Días pasados firmé una resolución por la que sobreseí a un cultivador de marihuana en cuyo domicilio se habían secuestrado 19 plantas de esa especie y varios frascos conteniendo flores (cogollos). Soy de la idea de que los jueces no solamente tenemos que hablar por las sentencias, sino que también tenemos que comunicarnos con la sociedad por otros medios, con lenguaje comprensible, para contribuir al debate público de los temas que nos preocupan. Y eso es lo que intentaré hacer, como lo hice en otras ocasiones en Cosecha Roja.
El Estado tiene la carga de demostrar que la mera tenencia de sustancias estupefacientes (cualquiera que sea) tiene una finalidad distinta que el consumo personal. Ante la detección de la tenencia de cualquier tipo de droga prohibida en poder de una persona, corresponde que el Estado pruebe que tiene un fin ilícito (ser puesta en el comercio).
Si el Estado no logra probar que la tenencia tiene una finalidad distinta que el consumo, corresponde presumir que se encuentra destinada al consumo personal. Y si es con fines de consumo personal, los jueces (el sistema penal) no tenemos nada que hacer en esa relación.
Eso es lo que dispone el histórico artículo 19 de la Constitución: los actos de las personas que de ningún modo ofendan a terceras personas (les ocasionen perjuicios) se encuentran fuera de la autoridad de los magistrados. Jueces out. Esta es la doctrina de la Corte federal desde el precedente “Bazterrica” (1986), ratificado, a grandes rasgos, en 2009 en el conocido caso “Arriola”.
En síntesis: resolver como resolví no es nada novedoso y se relaciona con criterios que hacen honor a la tradición liberal de nuestro país (liberal en el sentido del respeto a las libertades). El Estado no debe interferir en los proyectos de vida de sus habitantes en la medida que esos proyectos no lesionen o perjudiquen a terceras personas. Esa es la razón de ser de la Constitución. Una razón de ser antropocéntrica, que implica colocar a los individuos en el centro de todas las preocupaciones y no al revés, que los individuos se conviertan en instrumentos de proyectos sociales.

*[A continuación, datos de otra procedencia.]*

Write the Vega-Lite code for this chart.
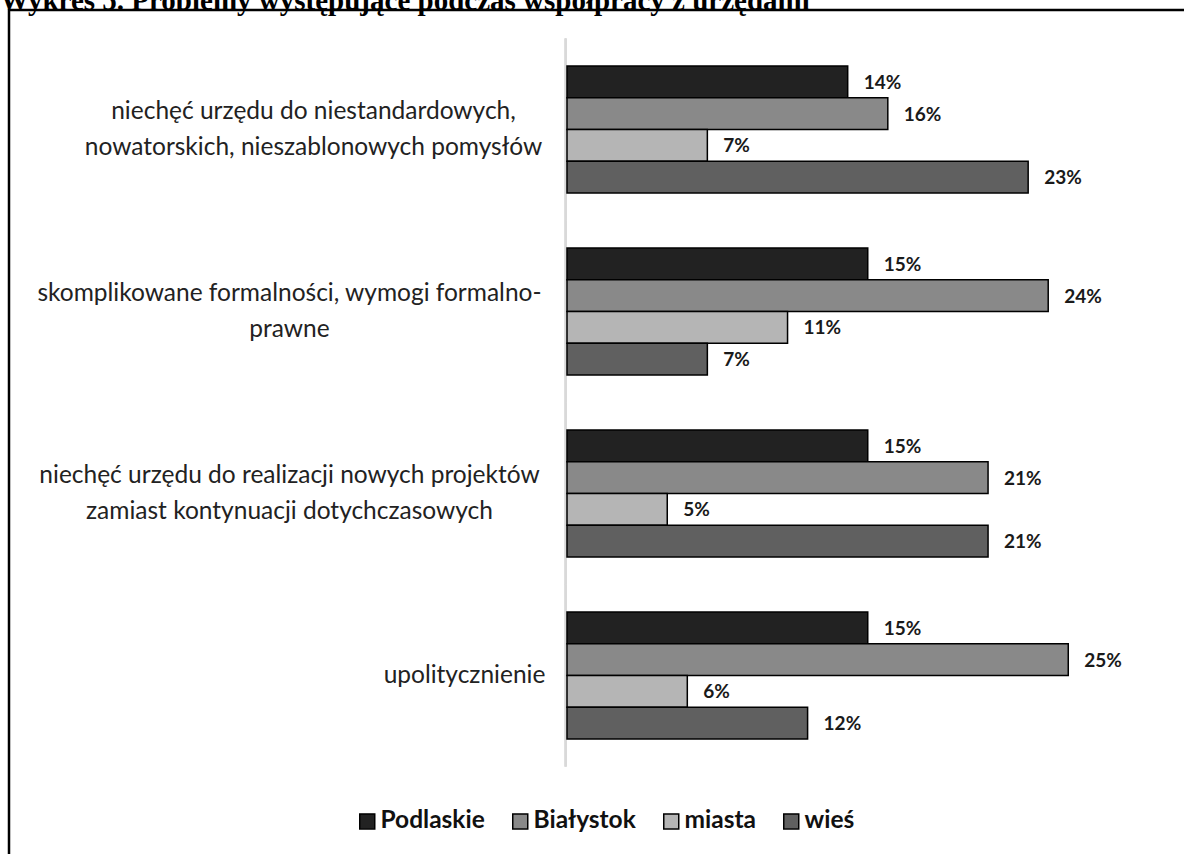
{
  "$schema": "https://vega.github.io/schema/vega-lite/v6.json",
  "width": 1195,
  "height": 864,
  "autosize": {"type": "none"},
  "padding": {"left": 9, "top": 10, "right": -20, "bottom": -20},
  "background": "white",
  "title": {
    "text": "Wykres 5. Problemy występujące podczas współpracy z urzędami",
    "anchor": "start",
    "frame": "group",
    "font": "Liberation Serif",
    "fontSize": 29,
    "fontWeight": "bold",
    "color": "black",
    "baseline": "alphabetic",
    "dx": -9,
    "offset": -29
  },
  "config": {
    "view": {"stroke": "black", "strokeWidth": 2.5},
    "font": "Lato"
  },
  "data": {
    "values": [
      {"cat": "niechęć urzędu do niestandardowych,|nowatorskich, nieszablonowych pomysłów", "series": "Podlaskie", "value": 0.14},
      {"cat": "niechęć urzędu do niestandardowych,|nowatorskich, nieszablonowych pomysłów", "series": "Białystok", "value": 0.16},
      {"cat": "niechęć urzędu do niestandardowych,|nowatorskich, nieszablonowych pomysłów", "series": "miasta", "value": 0.07},
      {"cat": "niechęć urzędu do niestandardowych,|nowatorskich, nieszablonowych pomysłów", "series": "wieś", "value": 0.23},
      {"cat": "skomplikowane formalności, wymogi formalno-|prawne", "series": "Podlaskie", "value": 0.15},
      {"cat": "skomplikowane formalności, wymogi formalno-|prawne", "series": "Białystok", "value": 0.24},
      {"cat": "skomplikowane formalności, wymogi formalno-|prawne", "series": "miasta", "value": 0.11},
      {"cat": "skomplikowane formalności, wymogi formalno-|prawne", "series": "wieś", "value": 0.07},
      {"cat": "niechęć urzędu do realizacji nowych projektów|zamiast kontynuacji dotychczasowych", "series": "Podlaskie", "value": 0.15},
      {"cat": "niechęć urzędu do realizacji nowych projektów|zamiast kontynuacji dotychczasowych", "series": "Białystok", "value": 0.21},
      {"cat": "niechęć urzędu do realizacji nowych projektów|zamiast kontynuacji dotychczasowych", "series": "miasta", "value": 0.05},
      {"cat": "niechęć urzędu do realizacji nowych projektów|zamiast kontynuacji dotychczasowych", "series": "wieś", "value": 0.21},
      {"cat": "upolitycznienie", "series": "Podlaskie", "value": 0.15},
      {"cat": "upolitycznienie", "series": "Białystok", "value": 0.25},
      {"cat": "upolitycznienie", "series": "miasta", "value": 0.06},
      {"cat": "upolitycznienie", "series": "wieś", "value": 0.12}
    ]
  },
  "encoding": {
    "y": {
      "field": "cat",
      "type": "nominal",
      "sort": null,
      "scale": {"paddingInner": 0.302, "paddingOuter": 0.5247, "align": 0.2933},
      "axis": {
        "title": null,
        "domain": false,
        "ticks": false,
        "tickSize": 0,
        "labelAlign": "center",
        "labelBaseline": "middle",
        "labelFont": "Lato",
        "labelFontSize": 24.5,
        "labelColor": "#222222",
        "labelLineHeight": 36,
        "labelLimit": 0,
        "labelBound": false,
        "labelExpr": "split(datum.value, '|')",
        "labelOffset": {
          "condition": {"test": "indexof(datum.value, '|') >= 0", "value": -18},
          "value": 0
        },
        "labelPadding": {
          "condition": [
            {"test": "datum.value == 'upolitycznienie'", "value": -455},
            {"test": "indexof(datum.value, 'niestandardowych') >= 0", "value": -304}
          ],
          "value": -280
        }
      }
    }
  },
  "layer": [
    {
      "mark": {"type": "bar", "height": {"band": 1.433}, "color": "#d9d9d9"},
      "encoding": {
        "x": {"datum": -0.0012, "type": "quantitative", "scale": {"domain": [-0.2783, 0.3177], "nice": false, "zero": false}, "axis": null},
        "x2": {"datum": -0.0002}
      }
    },
    {
      "mark": {"type": "bar", "stroke": "black", "strokeWidth": 1.5},
      "encoding": {
        "x": {"field": "value", "type": "quantitative", "scale": {"domain": [-0.2783, 0.3177], "nice": false, "zero": false}, "axis": null},
        "yOffset": {"field": "series", "type": "nominal", "sort": ["Podlaskie", "Białystok", "miasta", "wieś"], "scale": {"paddingInner": 0, "paddingOuter": 0}},
        "color": {
          "field": "series",
          "type": "nominal",
          "sort": ["Podlaskie", "Białystok", "miasta", "wieś"],
          "scale": {"domain": ["Podlaskie", "Białystok", "miasta", "wieś"], "range": ["#222222", "#898989", "#b5b5b5", "#606060"]},
          "legend": {
            "orient": "none",
            "legendX": 346,
            "legendY": 799,
            "direction": "horizontal",
            "columns": 4,
            "title": null,
            "symbolType": "square",
            "symbolSize": 225,
            "symbolStrokeColor": "black",
            "symbolStrokeWidth": 1.5,
            "symbolOpacity": 1,
            "labelFont": "Lato",
            "labelFontSize": 24.5,
            "labelFontWeight": "bold",
            "labelColor": "#111111",
            "labelOffset": 1,
            "columnPadding": 23
          }
        }
      }
    },
    {
      "mark": {"type": "text", "align": "left", "baseline": "middle", "dx": 16, "dy": 1, "fontWeight": "bold", "fontSize": 19, "font": "Lato", "color": "#1a1a1a"},
      "encoding": {
        "x": {"field": "value", "type": "quantitative", "scale": {"domain": [-0.2783, 0.3177], "nice": false, "zero": false}, "axis": null},
        "yOffset": {"field": "series", "type": "nominal", "sort": ["Podlaskie", "Białystok", "miasta", "wieś"]},
        "text": {"field": "value", "type": "quantitative", "format": ".0%"}
      }
    }
  ]
}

Puede existir alguna controversia respecto de la cantidad de la sustancia estupefacientes secuestradas. La ley no establece cuál es el límite cuantitativo para fijar la frontera entre el consumo personal y la ultrafinalidad ilícita. Y ante el silencio de la ley no corresponde que los jueces completemos ese vacío. De todos modos existe un contexto que debe servir de guía para complementar otras circunstancias: el criterio republicano de la razonabilidad.
La posesión de algunas plantas de marihuana, la tenencia de unos gramos de cogollos, no puede hacer pensar, razonablemente, en otra intención que el consumo personal o fines solidarios, como es la fabricación casera del preciado aceite de cannabis que, como se sabe, no se puede producir si previamente no hay cultivo. Máxime cuando el propio imputado declara que esa tenencia se encontraba destinada al propio consumo, para evitar verse envuelto en las situaciones riesgosas que supone adquirir la sustancia en el mercado negro e, inclusive, sustancias de mala calidad.

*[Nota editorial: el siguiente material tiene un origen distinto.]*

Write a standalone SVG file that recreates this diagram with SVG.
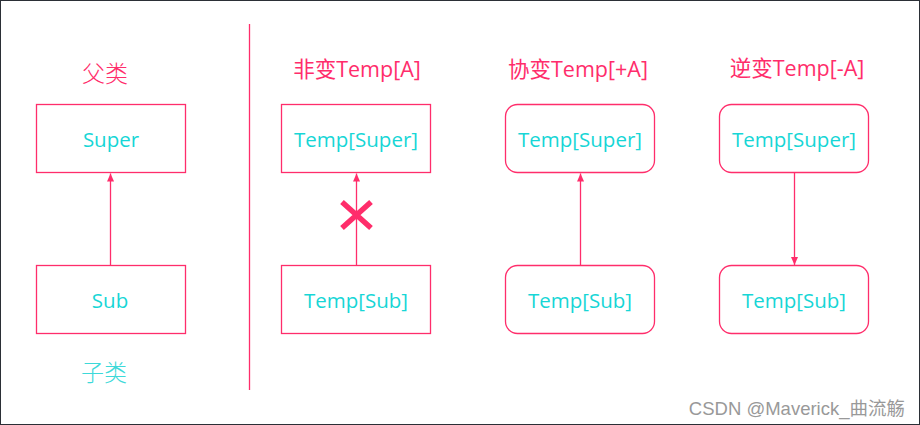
<svg xmlns="http://www.w3.org/2000/svg" width="920" height="425" viewBox="0 0 920 425">
<style>
.box{fill:#fff;stroke:#ff2d6b;stroke-width:1.3}
.lbl{font-family:"Open Sans","Noto Sans CJK SC",sans-serif;font-size:20.5px;fill:#17d6d6;text-anchor:middle;dominant-baseline:central}
.ttl{font-family:"Open Sans","Noto Sans CJK SC",sans-serif;font-size:21.5px;fill:#ff2d6b;text-anchor:middle;dominant-baseline:central}
.sub{font-family:"Noto Sans CJK SC",sans-serif;font-weight:300;font-size:23px;text-anchor:middle;dominant-baseline:central}
.conn{stroke:#ff2d6b;stroke-width:1.3;fill:none}
</style>
<defs>
<marker id="ah" markerWidth="10" markerHeight="10" refX="8" refY="5" orient="auto" markerUnits="userSpaceOnUse">
<path d="M0,1.5 L8,5 L0,8.5 Z" fill="#ff2d6b"/>
</marker>
</defs>
<rect x="0.5" y="0.5" width="919" height="424" fill="#fff" stroke="#2b2f36" stroke-width="1"/>
<line x1="249.5" y1="24" x2="249.5" y2="390" stroke="#ff2d6b" stroke-width="1.3"/>
<text class="sub" x="105" y="72" fill="#ff2d6b">父类</text>
<text class="sub" x="104" y="371" fill="#3dd9d9">子类</text>
<text class="ttl" x="357" y="68">非变Temp[A]</text>
<text class="ttl" x="578" y="68">协变Temp[+A]</text>
<text class="ttl" x="797" y="67">逆变Temp[-A]</text>
<g id="super"><rect class="box" x="36.5" y="104.5" width="149" height="68"/><text class="lbl" x="111" y="138.5">Super</text></g>
<g id="sub"><rect class="box" x="36.5" y="265.5" width="149" height="68"/><text class="lbl" x="110" y="299.5">Sub</text></g>
<g id="inv-super"><rect class="box" x="281.5" y="104.5" width="149" height="68"/><text class="lbl" x="356" y="138.5">Temp[Super]</text></g>
<g id="inv-sub"><rect class="box" x="281.5" y="265.5" width="149" height="68"/><text class="lbl" x="356" y="299.5">Temp[Sub]</text></g>
<g id="co-super"><rect class="box" x="505.5" y="104.5" width="149" height="68" rx="12"/><text class="lbl" x="580" y="138.5">Temp[Super]</text></g>
<g id="co-sub"><rect class="box" x="505.5" y="265.5" width="149" height="68" rx="12"/><text class="lbl" x="580" y="299.5">Temp[Sub]</text></g>
<g id="contra-super"><rect class="box" x="719.5" y="104.5" width="149" height="68" rx="12"/><text class="lbl" x="794" y="138.5">Temp[Super]</text></g>
<g id="contra-sub"><rect class="box" x="719.5" y="265.5" width="149" height="68" rx="12"/><text class="lbl" x="794" y="299.5">Temp[Sub]</text></g>
<g id="connectors">
<line class="conn" x1="110.5" y1="265" x2="110.5" y2="173.5" marker-end="url(#ah)"/>
<line class="conn" x1="356.5" y1="265" x2="356.5" y2="173.5" marker-end="url(#ah)"/>
<line class="conn" x1="580.5" y1="265" x2="580.5" y2="173.5" marker-end="url(#ah)"/>
<line class="conn" x1="794.5" y1="173" x2="794.5" y2="265" marker-end="url(#ah)"/>
<path d="M342,202 L371,228 M371,202 L342,228" stroke="#ff2d6b" stroke-width="5.5" fill="none"/>
</g>
<text x="905" y="408" font-family="'Liberation Sans','Noto Sans CJK SC',sans-serif" font-size="18.5" fill="#999" text-anchor="end" dominant-baseline="central">CSDN @Maverick_曲流觞</text>
</svg>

Las decisiones judiciales no son suficientes para resolver la situación de incertidumbre en la que se encuentran miles de personas que están en iguales o parecidas circunstancias que la persona que sobreseí. Son meros paliativos que resuelven casos individuales. La República Argentina necesita una legislación moderna, que atienda la realidad, que acepte que la cuestión de las drogas no se encuentra relacionada con la seguridad sino con la salud y que, desde ese paradigma, que es el paradigma de los derechos humanos, afronte con realismo el momento histórico. Una ley que deje de contribuir al problema y que procure solucionarlo.